Unlike a standard sentence embedder (one vector per text), ColBERT is a
**multi-vector / late-interaction** model: it produces **one vector per token**
(`[numTokens, 128]`). Relevance is computed with **MaxSim** (for each query
token, the max dot product over document tokens, summed). Use it when you want
stronger retrieval quality than single-vector embeddings — e.g. RAG / search.

## Compatibility

The **MLX** variant requires a physical Apple Silicon device (it does not run
on the iOS simulator). The **XNNPACK** variant runs everywhere. Make sure your
runtime matches the ExecuTorch version used to export these `.pte` files; with
React Native ExecuTorch the library constants guarantee this.

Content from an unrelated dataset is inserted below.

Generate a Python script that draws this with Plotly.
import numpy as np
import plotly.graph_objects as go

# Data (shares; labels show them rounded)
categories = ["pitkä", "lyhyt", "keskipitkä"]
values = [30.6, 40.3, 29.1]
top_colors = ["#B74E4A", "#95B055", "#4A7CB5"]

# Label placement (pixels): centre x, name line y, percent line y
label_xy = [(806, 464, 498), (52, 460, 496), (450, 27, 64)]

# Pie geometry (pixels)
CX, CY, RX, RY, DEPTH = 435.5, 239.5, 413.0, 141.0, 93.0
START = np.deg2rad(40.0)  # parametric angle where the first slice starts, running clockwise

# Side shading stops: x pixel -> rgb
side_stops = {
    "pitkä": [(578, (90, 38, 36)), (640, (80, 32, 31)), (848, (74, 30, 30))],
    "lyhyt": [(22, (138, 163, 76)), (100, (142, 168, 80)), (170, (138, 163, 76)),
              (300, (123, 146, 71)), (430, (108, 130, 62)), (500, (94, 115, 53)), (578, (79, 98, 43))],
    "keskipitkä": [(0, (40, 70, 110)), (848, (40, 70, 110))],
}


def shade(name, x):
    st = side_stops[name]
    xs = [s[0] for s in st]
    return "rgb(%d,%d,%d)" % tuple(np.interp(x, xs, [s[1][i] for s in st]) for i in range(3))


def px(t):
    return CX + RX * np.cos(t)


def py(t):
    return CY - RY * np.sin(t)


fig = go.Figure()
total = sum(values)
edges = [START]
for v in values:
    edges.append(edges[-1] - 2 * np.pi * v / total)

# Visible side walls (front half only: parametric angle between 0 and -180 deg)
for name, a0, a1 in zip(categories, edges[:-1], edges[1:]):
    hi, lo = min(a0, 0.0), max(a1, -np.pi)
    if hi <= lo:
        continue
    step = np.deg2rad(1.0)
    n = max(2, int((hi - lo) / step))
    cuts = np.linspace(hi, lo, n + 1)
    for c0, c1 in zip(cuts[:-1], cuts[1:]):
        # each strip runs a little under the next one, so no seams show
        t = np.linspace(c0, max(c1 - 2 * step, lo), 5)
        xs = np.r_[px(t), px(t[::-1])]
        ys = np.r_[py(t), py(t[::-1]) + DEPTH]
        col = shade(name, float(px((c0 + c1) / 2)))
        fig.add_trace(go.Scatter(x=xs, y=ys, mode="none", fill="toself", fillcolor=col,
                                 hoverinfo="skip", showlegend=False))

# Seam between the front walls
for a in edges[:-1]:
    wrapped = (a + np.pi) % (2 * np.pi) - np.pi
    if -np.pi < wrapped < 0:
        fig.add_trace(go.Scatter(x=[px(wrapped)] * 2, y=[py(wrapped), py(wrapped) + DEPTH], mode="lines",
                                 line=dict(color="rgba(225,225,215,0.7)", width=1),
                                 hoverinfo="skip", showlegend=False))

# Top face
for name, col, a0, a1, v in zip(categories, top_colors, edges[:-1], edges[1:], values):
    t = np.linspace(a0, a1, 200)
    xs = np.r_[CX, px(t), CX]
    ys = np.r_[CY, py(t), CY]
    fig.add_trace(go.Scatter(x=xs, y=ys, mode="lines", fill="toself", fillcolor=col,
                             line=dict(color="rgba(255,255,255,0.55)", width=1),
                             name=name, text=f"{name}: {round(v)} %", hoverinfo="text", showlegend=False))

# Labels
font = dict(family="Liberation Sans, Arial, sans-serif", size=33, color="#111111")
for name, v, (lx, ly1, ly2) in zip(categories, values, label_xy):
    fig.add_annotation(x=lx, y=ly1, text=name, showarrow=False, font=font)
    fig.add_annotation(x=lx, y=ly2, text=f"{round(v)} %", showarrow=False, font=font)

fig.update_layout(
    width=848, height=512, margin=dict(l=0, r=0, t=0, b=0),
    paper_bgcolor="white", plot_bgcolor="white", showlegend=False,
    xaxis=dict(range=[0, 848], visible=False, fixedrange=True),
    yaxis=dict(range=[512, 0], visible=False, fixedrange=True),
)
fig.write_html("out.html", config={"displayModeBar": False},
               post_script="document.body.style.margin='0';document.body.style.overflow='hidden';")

### Using it (late interaction)

The model is a per-token embedder; scoring is the consumer's concern:

1. Prepend the role marker the model was trained with: `"[Q] "` for queries,
   `"[D] "` for documents.
2. Run `forward` to get the per-token `[S, 128]` matrix for each text.
3. Score query↔document with **MaxSim**, optionally excluding the document
   **skiplist** token ids (punctuation) so they don't contribute. The skiplist
   for this model (from its `config_sentence_transformers.json`) tokenizes to:
   `[510..524, 535..541, 568..573, 600..603]` (32 ids).

## Repository Structure

- `xnnpack/`, `mlx/` — the partitioned `.pte` files + per-backend `config.json`.
- `tokenizer.json` — wire to `tokenizerSource`.
- `config.json`, `tokenizer_config.json` — reference metadata.